It is ever so close to spring, and oh boy, would I like the winter to vamoose.
This winter we’ve had bone-chilling wind and weeks with multiple snowstorms, followed by freezing rain, ice and thunderstorms. Deep, dark, long nights, for weeks on end between Thanksgiving and mid-January. One feels that hibernation might be a better option than the pent-up prisoner feeling through these long weeks of winter in Maine.
After a storm March 8 that brought over 13 inches of snow, I needed a breather from these weather-borne assaults and shoveling. Two days later, I put on my walking shoes and headed out for a brisk jaunt on a 40-degree afternoon. It was a relief to stretch my legs with long strides along the bike lane toward Payson Park.
Cars lined the busy street at the top of a hill popular with parents and kids after winter storms, the snow so deep and dense it had to be perfect for a fast zip down the hill on a tube, sled or flying saucer. As I headed through the park I saw dozens of children and adults frolicking at this winter playground. Squeals of glee from the kids and peals of adult laughter softened the hardest resolve within me that says, “Let the winter be over!”
Hearing those kids laugh as they whizzed down the hill reminded me of the fabulous fun I had as a kid heading across my street to the big hill on the side of my elementary school. Just across the street from my house, I could head over on my own, pulling my sled behind me, ready for action!
It was a fairly steep hill from top to bottom, and there was a long, sloping sidewalk that added another half a block to the run if the conditions were just right. Neighborhood kids gathered there and we took turns taking off from the sweet spot at the top of the hill, allowing for a swift trip to the bottom and then that long glide on the snow-covered sidewalk to the end of the school playground block.

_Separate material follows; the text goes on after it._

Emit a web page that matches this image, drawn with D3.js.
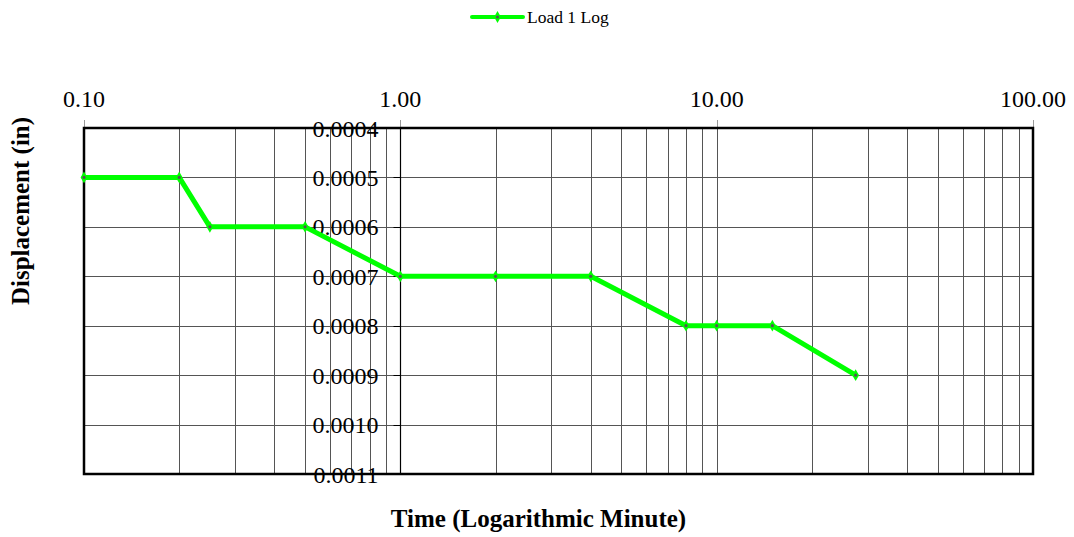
<!DOCTYPE html>
<html>
<head>
<meta charset="utf-8">
<script src="https://cdn.jsdelivr.net/npm/d3@7"></script>
<style>
  html, body { margin: 0; padding: 0; background: #fff; }
  svg { display: block; font-family: "Liberation Serif", "Times New Roman", serif; }
</style>
</head>
<body>
<div id="chart"></div>
<script>
// data
const seriesName = "Load 1 Log";
const times = [0.1, 0.2, 0.25, 0.5, 1, 2, 4, 8, 10, 15, 27.5];
const displacements = [0.0005, 0.0005, 0.0006, 0.0006, 0.0007, 0.0007, 0.0007, 0.0008, 0.0008, 0.0008, 0.0009];
const xTicks = [0.1, 1, 10, 100];
const yTicks = [0.0004, 0.0005, 0.0006, 0.0007, 0.0008, 0.0009, 0.0010, 0.0011];

const width = 1074, height = 537;
const margin = { top: 128, right: 41, bottom: 63, left: 84 };

const svg = d3.select("#chart").append("svg")
    .attr("width", width)
    .attr("height", height);

const x = d3.scaleLog()
    .domain([0.1, 100])
    .range([margin.left, width - margin.right]);

const y = d3.scaleLinear()
    .domain([0.0004, 0.0011])
    .range([margin.top, height - margin.bottom]);

const [x0, x1] = x.range();
const [y0, y1] = y.range();

/* ---------- grid ---------- */
const minor = [];
[0.1, 1, 10].forEach(dec => {
    for (let k = 2; k <= 9; k++) minor.push(k * dec);
});
minor.push(10);

const grid = svg.append("g");
grid.selectAll("line.vx")
    .data(minor)
    .join("line")
    .attr("class", "vx")
    .attr("x1", d => Math.round(x(d)) + 0.5)
    .attr("x2", d => Math.round(x(d)) + 0.5)
    .attr("y1", y0)
    .attr("y2", y1)
    .attr("stroke", "#555")
    .attr("stroke-width", 1);

grid.selectAll("line.hy")
    .data(yTicks.slice(1, -1))
    .join("line")
    .attr("class", "hy")
    .attr("x1", x0)
    .attr("x2", x1)
    .attr("y1", d => Math.round(y(d)) + 0.5)
    .attr("y2", d => Math.round(y(d)) + 0.5)
    .attr("stroke", "#555")
    .attr("stroke-width", 1);

/* ---------- top x axis (ticks + labels) ---------- */
const xAxis = svg.append("g");
xAxis.selectAll("line")
    .data(xTicks)
    .join("line")
    .attr("x1", d => Math.round(x(d)) + 0.5)
    .attr("x2", d => Math.round(x(d)) + 0.5)
    .attr("y1", y0 - 8)
    .attr("y2", y0)
    .attr("stroke", "#999")
    .attr("stroke-width", 1);

xAxis.selectAll("text")
    .data(xTicks)
    .join("text")
    .attr("x", d => x(d))
    .attr("y", y0 - 21)
    .attr("text-anchor", "middle")
    .attr("font-size", 24)
    .attr("fill", "#000")
    .text(d => d3.format(".2f")(d));

/* ---------- y axis crossing at x = 1 ---------- */
const axisX = Math.round(x(1)) + 0.5;
const yAxis = svg.append("g");
yAxis.append("line")
    .attr("x1", axisX).attr("x2", axisX)
    .attr("y1", y0).attr("y2", y1)
    .attr("stroke", "#000")
    .attr("stroke-width", 1.2);

yAxis.selectAll("line.tick")
    .data(yTicks)
    .join("line")
    .attr("class", "tick")
    .attr("x1", axisX - 7)
    .attr("x2", axisX)
    .attr("y1", d => Math.round(y(d)) + 0.5)
    .attr("y2", d => Math.round(y(d)) + 0.5)
    .attr("stroke", "#000");

yAxis.selectAll("text")
    .data(yTicks)
    .join("text")
    .attr("x", axisX - 22)
    .attr("y", d => y(d) + 8.5)
    .attr("text-anchor", "end")
    .attr("font-size", 24)
    .attr("fill", "#000")
    .text(d => d3.format(".4f")(d));

/* ---------- plot border ---------- */
svg.append("rect")
    .attr("x", x0)
    .attr("y", y0)
    .attr("width", x1 - x0)
    .attr("height", y1 - y0)
    .attr("fill", "none")
    .attr("stroke", "#000")
    .attr("stroke-width", 2.5);

/* ---------- series ---------- */
const points = times.map((t, i) => ({ t, v: displacements[i] }));

const line = d3.line()
    .x(d => x(d.t))
    .y(d => y(d.v));

svg.append("path")
    .datum(points)
    .attr("d", line)
    .attr("fill", "none")
    .attr("stroke", "#00ff00")
    .attr("stroke-width", 5)
    .attr("stroke-linejoin", "round")
    .attr("stroke-linecap", "round");

const diamond = d3.symbol().type(d3.symbolDiamond).size(40);
const markers = svg.append("g")
    .selectAll("g")
    .data(points)
    .join("g")
    .attr("transform", d => `translate(${x(d.t)},${y(d.v)})`);
markers.append("path").attr("d", diamond).attr("fill", "#00ff00");
markers.append("circle").attr("r", 1.6).attr("fill", "#555");

/* ---------- legend ---------- */
const legend = svg.append("g").attr("transform", "translate(472,17)");
legend.append("line")
    .attr("x1", 0).attr("x2", 51)
    .attr("y1", 0).attr("y2", 0)
    .attr("stroke", "#00ff00")
    .attr("stroke-width", 4)
    .attr("stroke-linecap", "round");
legend.append("path")
    .attr("transform", "translate(25.5,0)")
    .attr("d", diamond)
    .attr("fill", "#00ff00");
legend.append("circle")
    .attr("cx", 25.5).attr("r", 1.6).attr("fill", "#555");
legend.append("text")
    .attr("x", 55)
    .attr("y", 6)
    .attr("font-size", 17.5)
    .attr("fill", "#000")
    .text(seriesName);

/* ---------- axis titles ---------- */
svg.append("text")
    .attr("x", (x0 + x1) / 2 - 20)
    .attr("y", 527)
    .attr("text-anchor", "middle")
    .attr("font-size", 25)
    .attr("font-weight", "bold")
    .text("Time (Logarithmic Minute)");

svg.append("text")
    .attr("transform", `translate(29,${(y0 + y1) / 2 - 90}) rotate(-90)`)
    .attr("text-anchor", "middle")
    .attr("font-size", 25)
    .attr("font-weight", "bold")
    .text("Displacement (in)");
</script>
</body>
</html>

Until I was a teenager, I had no shoveling duties, so snowy days with a 15- to 20-inch accumulation were not a nuisance for me, as they are these days. There was just the pure pleasure of sliding for the sheer fun of it! In my teen years a gang of neighborhood friends and I would pull 6-foot toboggans five blocks up Clear Avenue to the golf course. We’d make our way across the greens covered with snow so deep our legs would often sink down into it up to our thighs, en route to what was called Devil’s Hill – a very steep hill with a long plain at the bottom for decelerating after our descent. I can still hear our peals of laughter on run after run, until exhaustion hit and we trudged home.